It would seem natural that real estate, one of the most-talked about topics nationwide, would spawn some sort of (non-reality) TV show.
It did. Alas, that show is “Hot Properties.”
At least, that’s the general critical reception for the new ABC sitcom about four female real estate agents navigating the Manhattan market for their clients and for themselves. The latter seems to be the main bone of contention for critics writing about the month-old show that airs Fridays at 9:30 p.m. and that, according to Nielsen, drew 6.1 million viewers in its debut.
“Location is everything,” New York Times TV critic Alessandra Stanley wrote shortly before the Oct. 7 premiere. “‘Hot Properties’ tries to dazzle with high-rise glamour there are offhand references to ‘a duplex in the Ansonia’ but the series has only a hazy sense of place: it could just as easily be set in Los Angeles or Miami… It’s a very conventional, sedate sitcom about sex.”
Inevitably, critics drew comparisons to another show about four women in the Big Apple, but none of the comparisons were particularly favorable “Sex and the Witty? Hardly” was Newsday’s headline on a review that summed it up as “smutty.”
Warner Bros. Television, the production company behind “Hot Properties” along with Interbang, declined to comment for this story. Brokers, however, did not.

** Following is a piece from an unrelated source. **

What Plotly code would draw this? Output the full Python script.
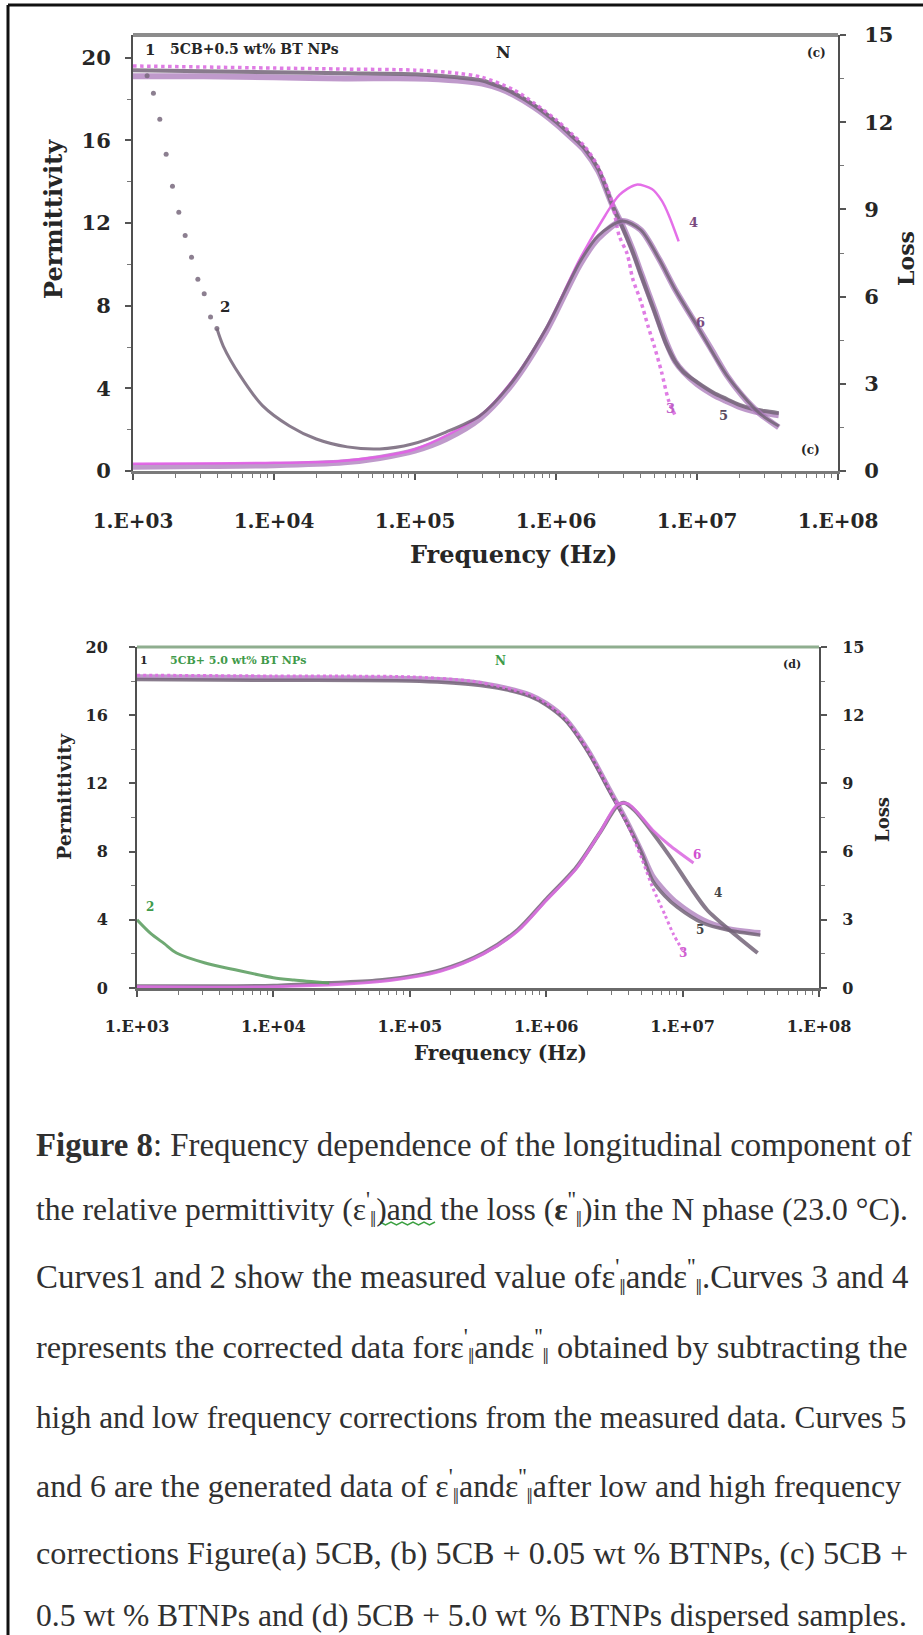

“There is nothing that would give me more pleasure than to comment on this truly third-rate sitcom,” wrote the Corcoran Group’s European sales director, Patricia Warburg Cliff, in an email to The Real Deal. “It is vulgar, inaccurate, and non-representative of 99 percent of this city’s hard-working, professional brokers, many of whom have advanced degrees and come from other respected professions. There are many interesting, quite adventuresome aspects of being a real estate broker in New York City. This sitcom captures none of them.”